B 271 駆け足

今日は外人部隊のかけ足について話そうかと思う。まず8000TAPという言葉があってフランス軍にいたものには馴染みの言葉である。このTAPという言葉は「Troupe Aéroportée」というフランス語の略である。いわゆる「空挺部隊」とでも訳そうか・・・。これはどういう事かと言うと、空挺部隊はパラシュートで地上に着地してからが本領発揮なので、まず着地してからを話そうと思う。まず着地してから、部隊としてまとまってからやっと戦闘能力を発揮できるのだ。その時、着地だけでは無い。装具など持っていち早くまとまらなければならないのだ。そのためには「駆け足」が必要になる。背嚢、その他武器など、持って出来るだけ早く集まるためには駆け足だ。なので、外人部隊の中で屈強だったのは第2外人落下傘連隊の連中は運動能力はずば抜けていた。駆け足でも早いやつが多かった。僕が下士官訓練コースでほぼ毎週のように行っていた15Mille TAPなどは2度とやりたく無いものの中では群を抜くほどキツかったのは、戦闘服に8キロの重さの背嚢を背負って15キロ走ると言うものだった。それには装具や小銃も含まれるので、総重量は20キロぐらいはあっただろうか???とにかくキツかった・・・。もう2度とやりたくは無いものの訓練の中で一番にあげてもおかしくは無い。ただそれをやった下士官訓練コースはこの僕らが最後になった・・・。それ以降は普通に8000TAPだったらしい・・・。僕は新兵訓練でも8000TAPの経験があった。8キロの駆け足を戦闘服でFA – MASを持ってヘルメットをかぶってやるのだ・・・。生まれて初めての経験であった。「そんな事はできるわけがない!」と思っていたけれど、なんとか走り切って除隊まで漕ぎ着く事が出来たのはこの時の経験が全てであった。それにフランス軍には年に1回体力測定があり、その中の種目に8000TAPが入っているので、階級が上がっても避けて通る事は出来ないのであった。

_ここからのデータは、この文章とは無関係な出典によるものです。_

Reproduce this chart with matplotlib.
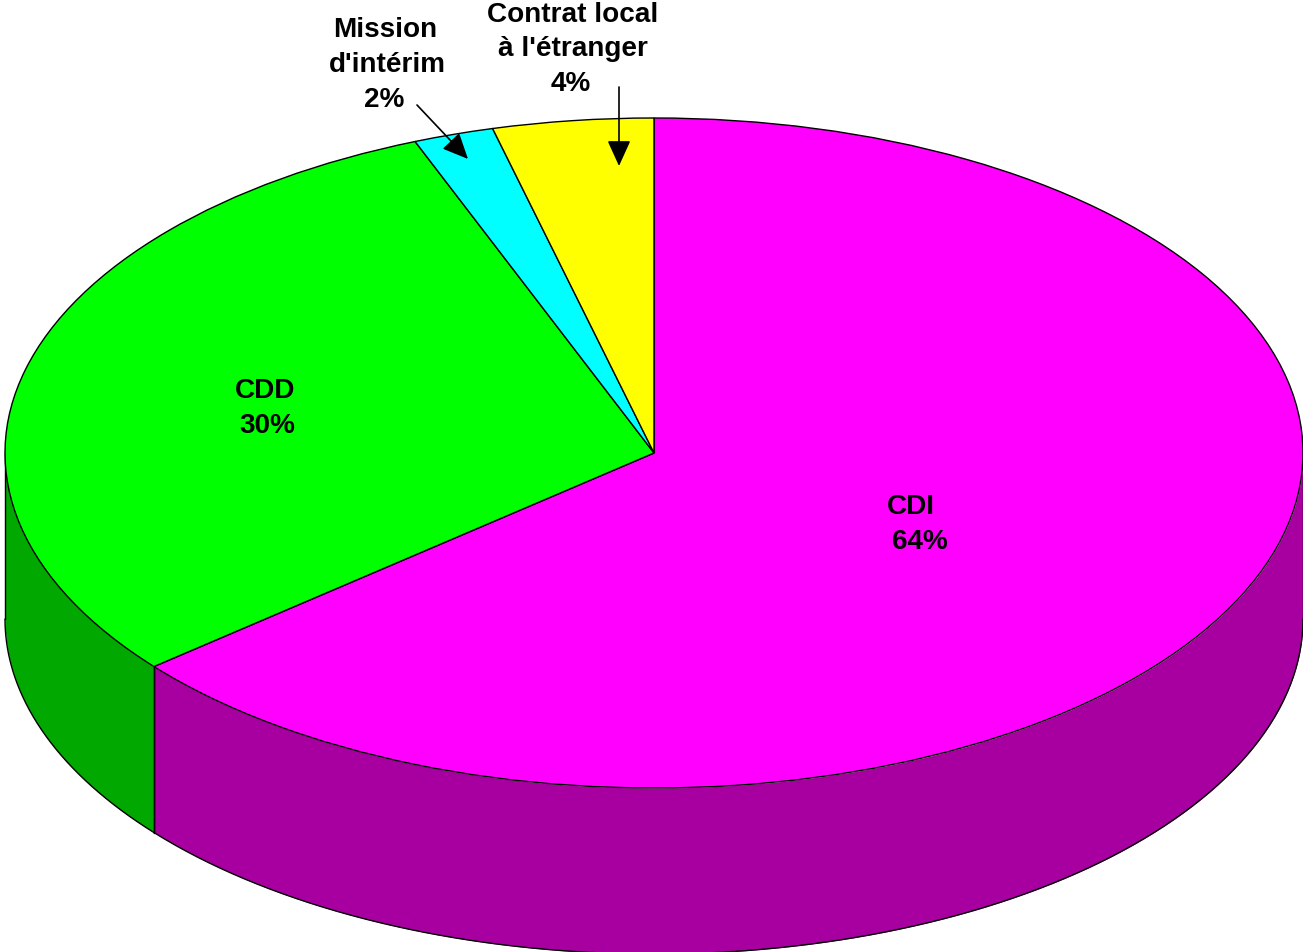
import numpy as np
import matplotlib
matplotlib.use("Agg")
import matplotlib.pyplot as plt

# 파이 데이터
labels = ["CDI", "CDD", "Mission\nd'intérim", "Contrat local\nà l'étranger"]
values = [64, 30, 2, 4]
top_colors = ["#FF00FF", "#00FF00", "#00FFFF", "#FFFF00"]
side_colors = ["#A800A0", "#00A800", "#00A8A8", "#A8A800"]

W, H = 1303, 953
cx, cy = 654, 454    # 타원 중심 (px)
rx, ry = 649, 335    # 타원 반지름 (px)
depth = 166 / ry     # 옆면 높이

plt.rcParams["font.family"] = ["Liberation Sans", "DejaVu Sans"]
fig = plt.figure(figsize=(W / 100, H / 100), dpi=100)
ax = fig.add_axes([0, 0, 1, 1])

# 옆면: 12시에서 시계방향 각도 -> 아래쪽 반(90~270도)만 보임
edges = np.concatenate([[0], np.cumsum(values)]) / sum(values) * 360
for a0, a1, c in zip(edges[:-1], edges[1:], side_colors):
    lo, hi = max(a0, 90), min(a1, 270)
    if lo >= hi:
        continue
    t = np.radians(np.linspace(lo, hi, 200))
    x, y = np.sin(t), np.cos(t)
    ax.fill_between(x, y, y - depth, color=c, lw=0, zorder=1)
    ax.plot(x, y - depth, color="k", lw=1.0, zorder=2, solid_capstyle="round")
    for xe, ye in [(x[0], y[0]), (x[-1], y[-1])]:
        ax.plot([xe, xe], [ye, ye - depth], color="k", lw=1.0, zorder=2, solid_capstyle="round")

# 윗면
wedges, _ = ax.pie(values, colors=top_colors, startangle=90, counterclock=False,
                   wedgeprops={"edgecolor": "k", "linewidth": 1.0, "zorder": 3})
ax.set_aspect("auto")
ax.set_xlim(-cx / rx, (W - cx) / rx)
ax.set_ylim(-(H - cy) / ry, cy / ry)
ax.axis("off")


def to_data(px, py):
    return (px - cx) / rx, (cy - py) / ry


# 라벨 한 줄씩 (원본처럼 줄마다 가운데가 조금씩 어긋남)
label_x = [(911, 920), (265, 267), (385, 387, 384), (573, 572.5, 571)]
label_y = [(504, 539), (388, 423), (27, 62, 97), (12, 46, 81)]
for lab, v, xs, ys in zip(labels, values, label_x, label_y):
    lines = lab.split("\n") + [f"{v}%"]
    for line, px, py in zip(lines, xs, ys):
        ax.text(*to_data(px, py), line, ha="center", va="center_baseline", fontsize=20.1,
                fontweight="bold", zorder=5)

# 화살표
arrows = [((417, 106), (468, 160)), ((619, 88), (619, 167))]
for p0, p1 in arrows:
    ax.annotate("", xy=to_data(*p1), xytext=to_data(*p0), zorder=6,
                arrowprops=dict(arrowstyle="-|>,head_length=1.1,head_width=0.5",
                                color="k", lw=1.2, shrinkA=0, shrinkB=0, mutation_scale=14.4))

fig.savefig("out.png", dpi=100, facecolor="white")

そのほかには、連隊に配属になると、毎朝駆け足であった。それも連隊の周りが葡萄畑で走るところには欠く事はなかった。毎日走っているとそれが普通になってくるものだ。僕は日本にいた時は駆け足はあまり得意な方ではなかったけれど、フランスへ来てフランス外人部隊に入隊して毎朝の駆け足に慣れてくると、駆け足をしない日があると、何か体の調子が悪い感じがして、おかしなものであった・・・。あんなにも駆け足が嫌いだったのに・・・。不思議なものである。これを読んでフランス外人部隊へ志願入隊を考える者もいるだろう。体力勝負というのが一番なので駆け足を普段からやっておく事を勧める。戦闘服にブーツ、8キロの距離で40分が目安か???背嚢は無くても良い。どうか志願するものは頑張ってほしいね。